DEFINITION
Let $X$ be a topological space. A set $B \subseteq X$ is called Souslin set if there is a family of closed sets $\{F_s|s \in \mathbb{N}^{<\mathbb{N}} \}$ in $X$ such that $$B=\bigcup_{\sigma \in \mathbb{N^N}} \bigcap_{n=1}^{\infty} F_{\sigma\upharpoonright n}$$
Question
I know that a countable intersection of closed sets or countable union of closed sets is Souslin set. I want to find an example of set which is not Souslin set. First, I assume that $A=[0,1) \subseteq \mathbb{R}$ is not Souslin set, but $A$ is $F_\sigma.$ Then, my assumption is not true. How to construct a set which is not Souslin set? Any hint would be appreciated. Thank you very much.
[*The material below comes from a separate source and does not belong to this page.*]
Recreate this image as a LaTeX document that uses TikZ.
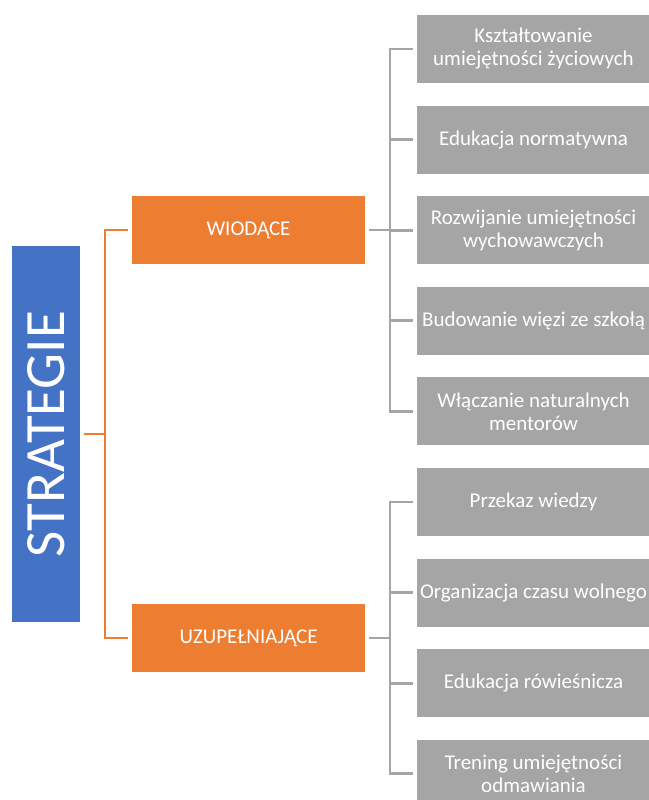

You can find a proof of this in Kechris' Classical Descriptive Set Theory, Theorem 14.2 in combination with Theorem 25.7.
Let $\mathcal{N}$ be $\mathbb{N}^\mathbb{N}$ construed as the topological product of countably many copies of $\mathbb{N}$ with the discrete topology. Theorem 25.7 shows that a subset of $\mathcal{N}$ is Souslin if and only if it is analytic, i.e., the continuous image of a separable completely metrizable space.
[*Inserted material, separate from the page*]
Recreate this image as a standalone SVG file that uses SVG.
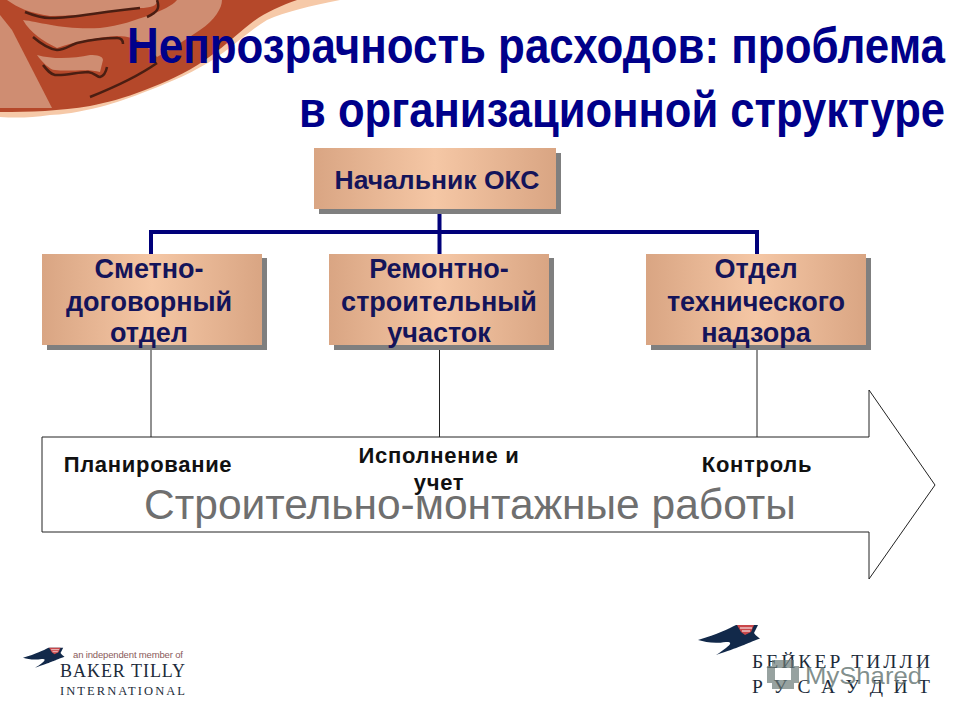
<svg xmlns="http://www.w3.org/2000/svg" width="960" height="720" viewBox="0 0 960 720">
<style>
.t{font-family:"Liberation Sans",Arial,sans-serif;font-weight:700}
.title{font-size:42px;fill:#00008a}
.box{font-size:27px;fill:#14145a;text-anchor:middle}
.lab{font-size:22px;fill:#111;text-anchor:middle;letter-spacing:.7px}
.shadow{fill:#7f7f7f}
.navy{fill:none;stroke:#00007a;stroke-width:4}
.thin{fill:none;stroke:#222;stroke-width:1}
.ink{fill:#12294a}
.lg{font-family:"Liberation Serif","DejaVu Serif",serif;fill:#1c2b3a}
.tan{fill:#cf8d72}
.dk{fill:none;stroke:#4a1e12;stroke-width:2.500}
</style>
<defs>
<linearGradient id="g"><stop offset="0" stop-color="#d9a583"/><stop offset=".5" stop-color="#f5c7a5"/><stop offset="1" stop-color="#d9a583"/></linearGradient>
<g id="bird">
<path class="ink" d="M0 16C20 10 30 5 38 1L60 1L56 9C58 12 60 13 62 14.500C58 16 55 17 53 18C48 20 42 23 18 31C26 26 32 21 32 20C33 18 30 18 28 18C15 20 8 18 0 16Z"/>
<path d="M39 1H56L53 8L47 11L43 8Z" fill="#c9474a"/>
<path d="M42 4H54M44 7H52" stroke="#fff" stroke-width="1" fill="none"/>
</g>
</defs>
<rect width="960" height="720" fill="#fff"/>
<g id="swoosh">
<path d="M0 0H340C310 6 285 12 267 20C250 30 235 45 217 57C195 72 170 82 150 90C130 98 115 103 100 107C80 112 60 115 50 115C30 118 15 118 0 117Z" fill="#f6c9a8"/>
<path d="M0 0H297C280 6 262 14 250 24C235 36 220 50 205 60C185 74 165 82 145 90C125 98 105 103 90 106C60 111 30 112 0 112Z" fill="#b5482a"/>
<path class="tan" d="M0 15L12 30L52 108H0Z"/>
<path class="tan" d="M7 0H157C158 6 150 8 140 8C110 12 85 16 50 16C30 13 18 8 7 0Z"/>
<path class="tan" d="M177 0H222C222 8 215 20 200 30C185 40 170 50 157 57C148 48 140 36 117 36C100 37 77 41 57 48C45 42 30 33 23 20C40 22 63 30 100 28C120 26 135 20 150 15C162 10 172 6 177 0Z"/>
<path class="tan" d="M37 55C42 62 50 70 55 70C70 72 88 68 100 72L103 60C103 56 97 55 90 55C75 58 55 60 37 55Z"/>
<path class="dk" d="M25 12C35 16 42 18 50 18C65 19 100 12 140 8M33 37C40 43 48 49 57 50C65 50 70 45 77 43C90 40 105 38 117 38C121 38 123 40 123 44M43 65C47 70 50 74 55 75C65 76 78 72 88 72C95 73 97 77 100 77C104 76 106 72 107 67M90 97C120 85 140 75 157 63M157 0C160 8 158 12 147 17"/>
</g>
<g id="title" class="t">
<text class="title" transform="translate(127 63) scale(1 1.170)" textLength="818" lengthAdjust="spacingAndGlyphs">Непрозрачность расходов: проблема</text>
<text class="title" transform="translate(299 127) scale(1 1.170)" textLength="646" lengthAdjust="spacingAndGlyphs">в организационной структуре</text>
</g>
<g id="connectors">
<path class="thin" d="M151 345V437M439.500 345V437M757 345V437"/>
<path class="navy" d="M439.500 209V254M151 254V232H757V254"/>
</g>
<g id="arrow">
<path d="M42 437H869V390L935 485L869 579V532H42Z" fill="#fff" stroke="#222" stroke-width="1"/>
<text x="470" y="519" text-anchor="middle" font-family="Liberation Sans,Arial,sans-serif" font-size="42.500" fill="#6f6f6f">Строительно-монтажные работы</text>
</g>
<g id="n-head" class="t">
<rect class="shadow" x="319" y="153" width="242" height="61"/>
<rect x="314" y="148" width="242" height="61" fill="url(#g)"/>
<text class="box" x="437" y="189" style="font-size:26.500px">Начальник ОКС</text>
</g>
<g id="n-smeta" class="t">
<rect class="shadow" x="47" y="258" width="220" height="92"/>
<rect x="42" y="254" width="220" height="91" fill="url(#g)"/>
<text class="box" x="149" y="278">Сметно-</text>
<text class="box" x="149" y="311">договорный</text>
<text class="box" x="149" y="342">отдел</text>
</g>
<g id="n-remont" class="t">
<rect class="shadow" x="334" y="258" width="220" height="92"/>
<rect x="329" y="254" width="220" height="91" fill="url(#g)"/>
<text class="box" x="439" y="278">Ремонтно-</text>
<text class="box" x="439" y="311">строительный</text>
<text class="box" x="439" y="342">участок</text>
</g>
<g id="n-nadzor" class="t">
<rect class="shadow" x="651" y="258" width="220" height="92"/>
<rect x="646" y="254" width="220" height="91" fill="url(#g)"/>
<text class="box" x="756" y="278">Отдел</text>
<text class="box" x="756" y="311">технического</text>
<text class="box" x="756" y="342">надзора</text>
</g>
<g id="labels" class="t">
<text class="lab" x="148" y="472">Планирование</text>
<text class="lab" x="439" y="463">Исполнение и</text>
<text class="lab" x="439" y="490">учет</text>
<text class="lab" x="757" y="472">Контроль</text>
</g>
<g id="logo-left">
<use href="#bird" transform="translate(23 647) scale(.67)"/>
<text x="73" y="658" font-family="Liberation Sans,Arial,sans-serif" font-size="9.500" fill="#8a5a5a" textLength="110">an independent member of</text>
<text class="lg" x="60" y="677" font-size="18" textLength="125">BAKER TILLY</text>
<text class="lg" x="60" y="695" font-size="12.500" textLength="125">INTERNATIONAL</text>
</g>
<g id="logo-right">
<use href="#bird" transform="translate(698 624)"/>
<text class="lg" x="752" y="668" font-size="19.500" textLength="178">БЕЙКЕР ТИЛЛИ</text>
<text class="lg" x="752" y="693" font-size="19.500" textLength="178">Р У С А У Д И Т</text>
<path fill-rule="evenodd" d="M772 660h22v6h5v17h-5v6h-22v-6h-5v-17h5zM775 668v12h16v-12z" fill="#6b7b78" fill-opacity=".7"/>
<text x="805" y="684" font-family="Liberation Sans,Arial,sans-serif" font-size="24" fill="#6b7b78" fill-opacity=".85" textLength="117" lengthAdjust="spacingAndGlyphs">MyShared</text>
</g>
</svg>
Now Theorem 14.2 states that there exists an analytic set $A\subseteq\mathcal{N}$ that is not Borel. In the course of the proof, it is shown that $\mathcal{N}\setminus A$ is not analytic, so this is a very sharp example: a non analytic set with analytic complement.
In any case, the cardinality argument by Andreas Blass above is extremely simple: Each analytic subset of $\mathcal{N}$ is determined by a countable family of closed sets. Since there are exactly $2^{\aleph_0}$ of the latter, you have $(2^{\aleph_0})^{\aleph_0} =2^{\aleph_0}$ analytic subsets of $\mathcal{N}$, hence there are $2^{2^{\aleph_0}}$ non analytic subsets.
Both arguments go through for every separable completely metrizable uncountable space.